_EXERCISE AIM_: Return all the data below as it stands, minus the pictures.

_Entries with chart source code_:
>>>

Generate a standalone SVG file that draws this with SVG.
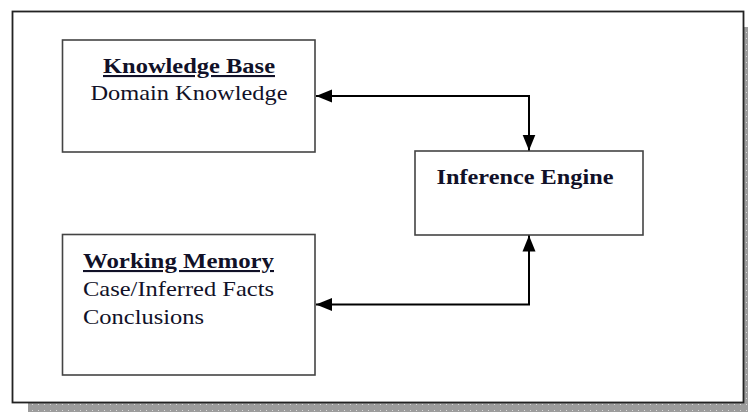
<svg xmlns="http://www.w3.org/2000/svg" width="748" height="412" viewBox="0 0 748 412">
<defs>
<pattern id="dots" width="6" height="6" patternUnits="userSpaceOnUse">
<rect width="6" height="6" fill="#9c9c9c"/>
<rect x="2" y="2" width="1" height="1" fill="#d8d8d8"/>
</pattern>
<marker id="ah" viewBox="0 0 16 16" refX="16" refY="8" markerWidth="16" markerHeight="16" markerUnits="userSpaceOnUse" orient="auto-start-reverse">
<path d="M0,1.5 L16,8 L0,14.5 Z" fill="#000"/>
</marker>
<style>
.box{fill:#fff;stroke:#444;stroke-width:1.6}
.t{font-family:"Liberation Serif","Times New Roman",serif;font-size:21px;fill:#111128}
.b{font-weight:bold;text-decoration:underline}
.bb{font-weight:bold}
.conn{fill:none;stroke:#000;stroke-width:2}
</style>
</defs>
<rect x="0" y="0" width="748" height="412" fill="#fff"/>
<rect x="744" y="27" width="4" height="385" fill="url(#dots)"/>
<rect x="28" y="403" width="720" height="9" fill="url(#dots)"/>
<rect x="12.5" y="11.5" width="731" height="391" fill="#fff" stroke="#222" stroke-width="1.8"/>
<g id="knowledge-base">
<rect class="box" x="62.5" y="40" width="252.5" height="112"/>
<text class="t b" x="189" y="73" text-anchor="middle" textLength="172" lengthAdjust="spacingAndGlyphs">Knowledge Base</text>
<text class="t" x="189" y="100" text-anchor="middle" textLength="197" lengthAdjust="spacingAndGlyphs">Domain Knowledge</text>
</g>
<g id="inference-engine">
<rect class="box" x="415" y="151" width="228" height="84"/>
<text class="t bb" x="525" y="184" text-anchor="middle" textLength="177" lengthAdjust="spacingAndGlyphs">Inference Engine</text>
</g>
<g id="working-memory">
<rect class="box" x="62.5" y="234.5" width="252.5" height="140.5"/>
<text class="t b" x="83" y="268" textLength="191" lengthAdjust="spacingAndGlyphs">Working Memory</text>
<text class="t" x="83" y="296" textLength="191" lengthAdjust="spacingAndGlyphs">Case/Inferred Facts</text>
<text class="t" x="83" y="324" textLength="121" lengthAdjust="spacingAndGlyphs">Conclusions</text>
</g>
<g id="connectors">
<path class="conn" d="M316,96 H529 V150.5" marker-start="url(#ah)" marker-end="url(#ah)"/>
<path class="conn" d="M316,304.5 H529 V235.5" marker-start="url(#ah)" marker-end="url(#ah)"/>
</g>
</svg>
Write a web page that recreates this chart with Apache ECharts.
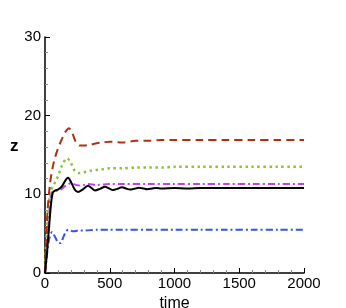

<<<

_RESPONSE TO THIS EXERCISE_:
Generate a standalone SVG file that draws this with SVG.
<svg xmlns="http://www.w3.org/2000/svg" width="748" height="412" viewBox="0 0 748 412">
<defs>
<pattern id="dots" width="6" height="6" patternUnits="userSpaceOnUse">
<rect width="6" height="6" fill="#9c9c9c"/>
<rect x="2" y="2" width="1" height="1" fill="#d8d8d8"/>
</pattern>
<marker id="ah" viewBox="0 0 16 16" refX="16" refY="8" markerWidth="16" markerHeight="16" markerUnits="userSpaceOnUse" orient="auto-start-reverse">
<path d="M0,1.5 L16,8 L0,14.5 Z" fill="#000"/>
</marker>
<style>
.box{fill:#fff;stroke:#444;stroke-width:1.6}
.t{font-family:"Liberation Serif","Times New Roman",serif;font-size:21px;fill:#111128}
.b{font-weight:bold;text-decoration:underline}
.bb{font-weight:bold}
.conn{fill:none;stroke:#000;stroke-width:2}
</style>
</defs>
<rect x="0" y="0" width="748" height="412" fill="#fff"/>
<rect x="744" y="27" width="4" height="385" fill="url(#dots)"/>
<rect x="28" y="403" width="720" height="9" fill="url(#dots)"/>
<rect x="12.5" y="11.5" width="731" height="391" fill="#fff" stroke="#222" stroke-width="1.8"/>
<g id="knowledge-base">
<rect class="box" x="62.5" y="40" width="252.5" height="112"/>
<text class="t b" x="189" y="73" text-anchor="middle" textLength="172" lengthAdjust="spacingAndGlyphs">Knowledge Base</text>
<text class="t" x="189" y="100" text-anchor="middle" textLength="197" lengthAdjust="spacingAndGlyphs">Domain Knowledge</text>
</g>
<g id="inference-engine">
<rect class="box" x="415" y="151" width="228" height="84"/>
<text class="t bb" x="525" y="184" text-anchor="middle" textLength="177" lengthAdjust="spacingAndGlyphs">Inference Engine</text>
</g>
<g id="working-memory">
<rect class="box" x="62.5" y="234.5" width="252.5" height="140.5"/>
<text class="t b" x="83" y="268" textLength="191" lengthAdjust="spacingAndGlyphs">Working Memory</text>
<text class="t" x="83" y="296" textLength="191" lengthAdjust="spacingAndGlyphs">Case/Inferred Facts</text>
<text class="t" x="83" y="324" textLength="121" lengthAdjust="spacingAndGlyphs">Conclusions</text>
</g>
<g id="connectors">
<path class="conn" d="M316,96 H529 V150.5" marker-start="url(#ah)" marker-end="url(#ah)"/>
<path class="conn" d="M316,304.5 H529 V235.5" marker-start="url(#ah)" marker-end="url(#ah)"/>
</g>
</svg>
Write a web page that recreates this chart with Apache ECharts.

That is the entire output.